Source records:
>> BEGIN

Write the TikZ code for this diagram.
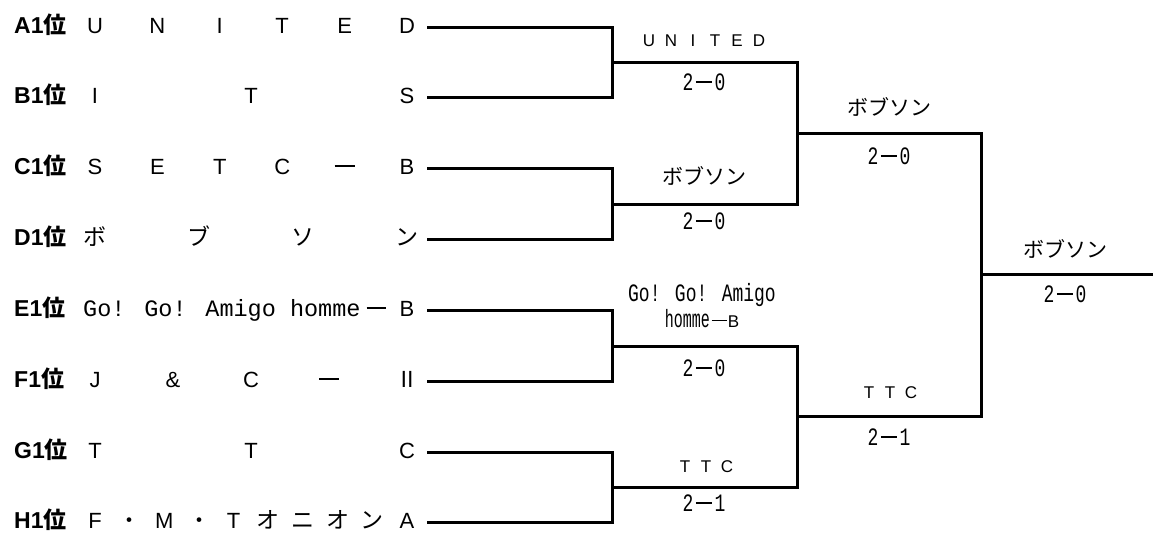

>> END
>> BEGIN

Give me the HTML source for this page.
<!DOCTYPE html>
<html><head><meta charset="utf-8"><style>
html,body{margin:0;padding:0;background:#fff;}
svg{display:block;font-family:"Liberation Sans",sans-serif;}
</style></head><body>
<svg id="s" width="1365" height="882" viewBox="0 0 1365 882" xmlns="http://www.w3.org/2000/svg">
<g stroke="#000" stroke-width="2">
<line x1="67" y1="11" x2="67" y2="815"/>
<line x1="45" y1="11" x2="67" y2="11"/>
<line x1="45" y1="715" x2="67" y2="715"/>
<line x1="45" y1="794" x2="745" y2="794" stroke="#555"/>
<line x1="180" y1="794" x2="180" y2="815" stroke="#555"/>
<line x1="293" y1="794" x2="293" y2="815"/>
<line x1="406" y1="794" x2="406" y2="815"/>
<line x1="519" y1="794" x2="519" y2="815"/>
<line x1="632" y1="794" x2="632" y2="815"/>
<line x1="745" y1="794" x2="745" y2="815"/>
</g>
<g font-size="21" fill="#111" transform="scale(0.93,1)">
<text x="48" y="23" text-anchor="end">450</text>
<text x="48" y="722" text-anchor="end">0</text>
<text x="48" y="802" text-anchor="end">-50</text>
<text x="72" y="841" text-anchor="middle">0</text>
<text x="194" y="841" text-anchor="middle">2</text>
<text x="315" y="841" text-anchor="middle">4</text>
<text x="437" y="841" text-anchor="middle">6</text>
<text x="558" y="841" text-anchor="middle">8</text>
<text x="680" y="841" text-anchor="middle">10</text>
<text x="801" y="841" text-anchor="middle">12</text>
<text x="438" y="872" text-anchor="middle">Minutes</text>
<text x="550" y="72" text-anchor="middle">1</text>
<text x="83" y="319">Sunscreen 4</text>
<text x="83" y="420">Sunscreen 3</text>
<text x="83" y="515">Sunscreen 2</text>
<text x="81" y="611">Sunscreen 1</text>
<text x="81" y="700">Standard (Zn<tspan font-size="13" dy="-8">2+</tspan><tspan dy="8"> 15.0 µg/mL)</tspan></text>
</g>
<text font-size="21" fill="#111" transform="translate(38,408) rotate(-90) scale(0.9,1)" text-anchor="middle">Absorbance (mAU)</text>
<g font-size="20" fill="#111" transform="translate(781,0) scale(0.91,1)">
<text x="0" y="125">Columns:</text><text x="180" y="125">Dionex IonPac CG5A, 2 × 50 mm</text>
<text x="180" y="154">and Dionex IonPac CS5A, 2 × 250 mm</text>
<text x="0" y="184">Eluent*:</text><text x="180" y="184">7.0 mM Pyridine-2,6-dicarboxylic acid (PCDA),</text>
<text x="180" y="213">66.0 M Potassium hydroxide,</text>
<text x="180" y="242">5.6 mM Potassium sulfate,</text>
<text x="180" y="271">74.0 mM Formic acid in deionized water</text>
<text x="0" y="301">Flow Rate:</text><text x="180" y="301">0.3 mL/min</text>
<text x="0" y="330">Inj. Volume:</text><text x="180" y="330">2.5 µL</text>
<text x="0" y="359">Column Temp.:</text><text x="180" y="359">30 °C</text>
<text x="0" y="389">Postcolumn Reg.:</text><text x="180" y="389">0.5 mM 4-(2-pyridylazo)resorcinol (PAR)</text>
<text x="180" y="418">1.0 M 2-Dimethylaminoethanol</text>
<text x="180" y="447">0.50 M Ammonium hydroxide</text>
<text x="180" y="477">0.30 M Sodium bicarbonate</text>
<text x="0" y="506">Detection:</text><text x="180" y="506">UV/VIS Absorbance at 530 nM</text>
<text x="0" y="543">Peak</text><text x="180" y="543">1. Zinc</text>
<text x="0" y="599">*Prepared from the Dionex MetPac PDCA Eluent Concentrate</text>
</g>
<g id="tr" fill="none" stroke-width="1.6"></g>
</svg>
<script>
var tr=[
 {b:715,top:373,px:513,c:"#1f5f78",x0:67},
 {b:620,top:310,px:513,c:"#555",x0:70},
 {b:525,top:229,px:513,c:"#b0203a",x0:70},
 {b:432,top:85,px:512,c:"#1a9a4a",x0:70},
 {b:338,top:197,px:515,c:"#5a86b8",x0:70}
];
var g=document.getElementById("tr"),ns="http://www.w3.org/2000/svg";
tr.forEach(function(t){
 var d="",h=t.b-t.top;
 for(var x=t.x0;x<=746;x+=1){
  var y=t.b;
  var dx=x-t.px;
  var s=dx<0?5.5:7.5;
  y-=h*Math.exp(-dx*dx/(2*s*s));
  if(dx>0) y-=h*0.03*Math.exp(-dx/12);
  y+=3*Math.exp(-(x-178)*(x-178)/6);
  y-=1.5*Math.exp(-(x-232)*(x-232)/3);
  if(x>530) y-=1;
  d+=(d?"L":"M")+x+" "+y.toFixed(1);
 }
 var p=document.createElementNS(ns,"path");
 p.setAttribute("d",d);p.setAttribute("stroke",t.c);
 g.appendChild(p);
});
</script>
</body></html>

>> END

Determine how many lines of the data contain the word "this", and reply with that number only.

Right answer: 2